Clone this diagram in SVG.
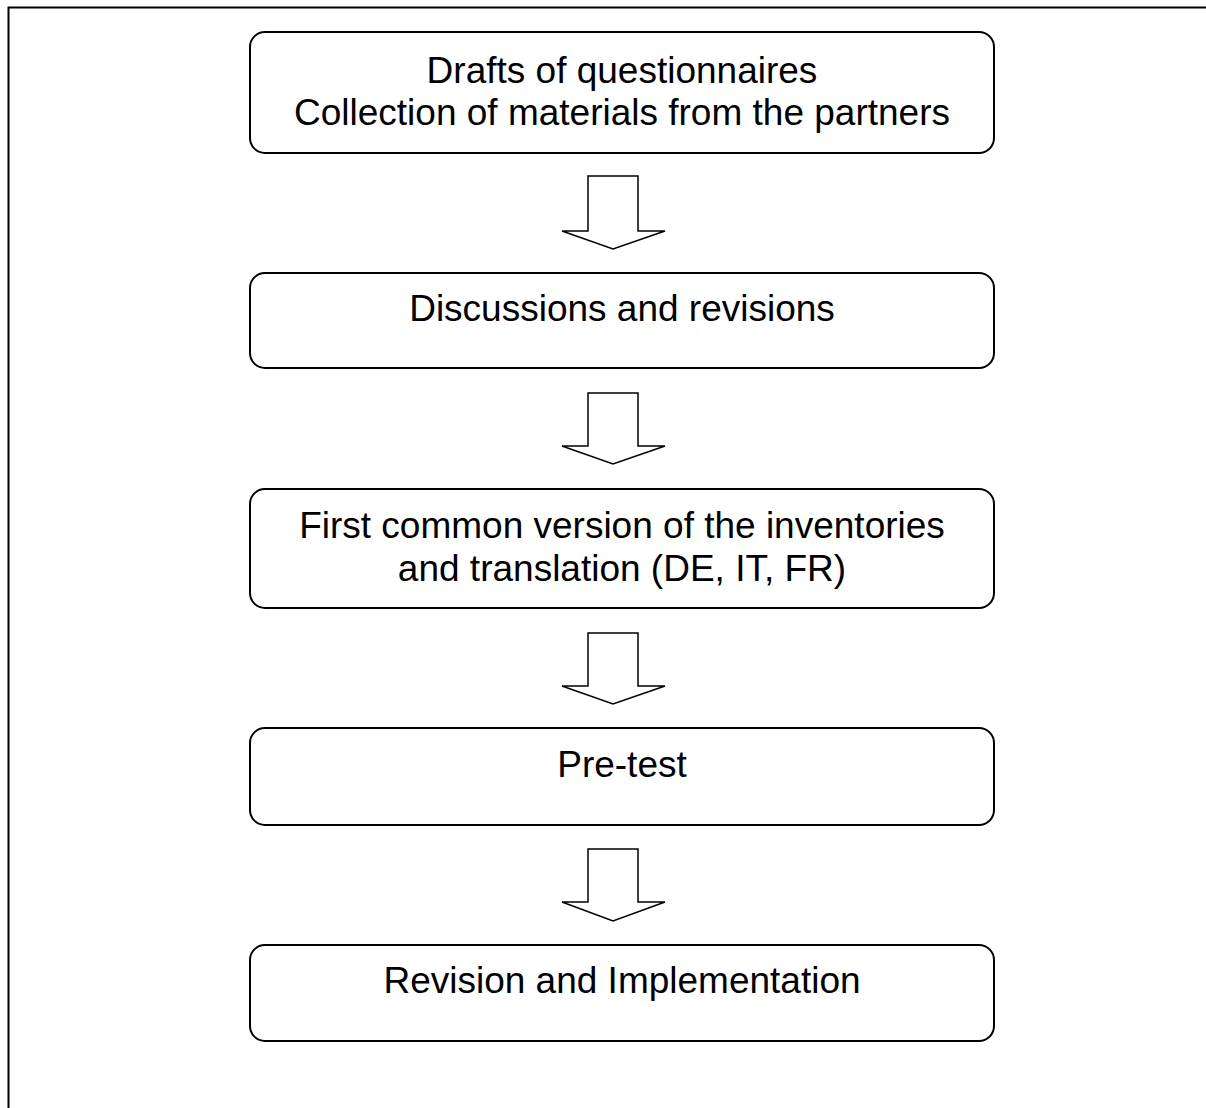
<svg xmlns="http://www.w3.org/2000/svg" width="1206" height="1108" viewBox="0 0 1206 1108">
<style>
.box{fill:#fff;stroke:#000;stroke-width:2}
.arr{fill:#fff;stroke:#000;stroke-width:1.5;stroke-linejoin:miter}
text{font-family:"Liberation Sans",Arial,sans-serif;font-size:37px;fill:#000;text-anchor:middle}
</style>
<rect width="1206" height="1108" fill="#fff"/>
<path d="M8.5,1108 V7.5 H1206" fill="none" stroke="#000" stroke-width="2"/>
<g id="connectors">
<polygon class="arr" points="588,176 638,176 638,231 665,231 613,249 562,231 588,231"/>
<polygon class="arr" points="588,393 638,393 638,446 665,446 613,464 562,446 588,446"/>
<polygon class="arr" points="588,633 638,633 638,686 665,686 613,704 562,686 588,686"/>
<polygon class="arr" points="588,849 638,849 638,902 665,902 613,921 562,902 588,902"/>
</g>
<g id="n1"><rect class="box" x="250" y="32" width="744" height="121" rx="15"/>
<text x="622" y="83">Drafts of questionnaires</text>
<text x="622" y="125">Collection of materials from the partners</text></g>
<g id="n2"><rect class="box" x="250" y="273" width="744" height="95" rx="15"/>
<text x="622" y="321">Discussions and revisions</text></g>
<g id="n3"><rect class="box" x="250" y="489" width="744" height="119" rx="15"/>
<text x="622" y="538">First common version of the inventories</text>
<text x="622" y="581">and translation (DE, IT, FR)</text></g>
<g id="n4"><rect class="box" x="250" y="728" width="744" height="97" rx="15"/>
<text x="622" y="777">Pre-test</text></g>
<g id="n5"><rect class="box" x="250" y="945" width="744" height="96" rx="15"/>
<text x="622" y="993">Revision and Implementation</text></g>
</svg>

TASK TO CARRY OUT — Copy the data character for character, but drop all pictures from the copy.

OUTPUT FOR THIS EXERCISE —
Clone this diagram in SVG.
<svg xmlns="http://www.w3.org/2000/svg" width="1206" height="1108" viewBox="0 0 1206 1108">
<style>
.box{fill:#fff;stroke:#000;stroke-width:2}
.arr{fill:#fff;stroke:#000;stroke-width:1.5;stroke-linejoin:miter}
text{font-family:"Liberation Sans",Arial,sans-serif;font-size:37px;fill:#000;text-anchor:middle}
</style>
<rect width="1206" height="1108" fill="#fff"/>
<path d="M8.5,1108 V7.5 H1206" fill="none" stroke="#000" stroke-width="2"/>
<g id="connectors">
<polygon class="arr" points="588,176 638,176 638,231 665,231 613,249 562,231 588,231"/>
<polygon class="arr" points="588,393 638,393 638,446 665,446 613,464 562,446 588,446"/>
<polygon class="arr" points="588,633 638,633 638,686 665,686 613,704 562,686 588,686"/>
<polygon class="arr" points="588,849 638,849 638,902 665,902 613,921 562,902 588,902"/>
</g>
<g id="n1"><rect class="box" x="250" y="32" width="744" height="121" rx="15"/>
<text x="622" y="83">Drafts of questionnaires</text>
<text x="622" y="125">Collection of materials from the partners</text></g>
<g id="n2"><rect class="box" x="250" y="273" width="744" height="95" rx="15"/>
<text x="622" y="321">Discussions and revisions</text></g>
<g id="n3"><rect class="box" x="250" y="489" width="744" height="119" rx="15"/>
<text x="622" y="538">First common version of the inventories</text>
<text x="622" y="581">and translation (DE, IT, FR)</text></g>
<g id="n4"><rect class="box" x="250" y="728" width="744" height="97" rx="15"/>
<text x="622" y="777">Pre-test</text></g>
<g id="n5"><rect class="box" x="250" y="945" width="744" height="96" rx="15"/>
<text x="622" y="993">Revision and Implementation</text></g>
</svg>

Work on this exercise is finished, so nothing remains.